Showing @ Cameo 1, Sun 24 Jun @ 21.00 & Cineworld 3, Tue 26 Jun @ 18.00

Gastón Solnicki / Argentina/ US / 2011 / 74 mins

Without the pre-formulated narrative available to its fictional cousins, the documentary has a greater reliance on the director’s choices. By pointing his lens at his fractious, but loving, middle-class Jewish family, Gastón Solnicki had many paths available to him, but his decision to record everyone rather than narrow the focus to a single one or two figures spreads his story too thinly.

Only in the final twenty minutes does Solnicki decide to concentrate on his dapper, charming and occasionally irascible father Victor, who, in his role as pater familias, carries everyone’s burdens on his shoulders. This is partly due to his father’s early suicide and partly the émigré drive to succeed.
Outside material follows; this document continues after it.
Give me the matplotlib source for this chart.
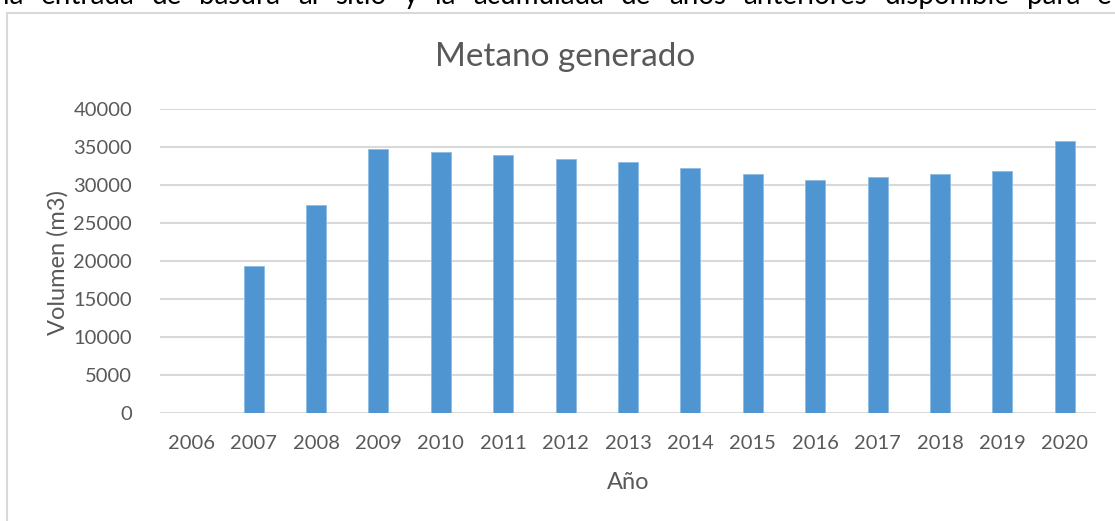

It’s clear that Victor’s story is more interesting than that of his divorced daughter or sullen middle son, yet every time you feel Solnicki come close to revealing the man behind the bonhomie and charm, he pulls away to something more domestic and dull. The first voice you hear in the film is Solnicki’s grandmother talking about her flight from the Polish ghetto at the start of World War II, which sets up another route frustratingly cut short by the director’s lack of certainty. Papirosen exhibits the dangers of documentary filmmaking and shows how when faced with too much choice, it’s easy to take the road more travelled.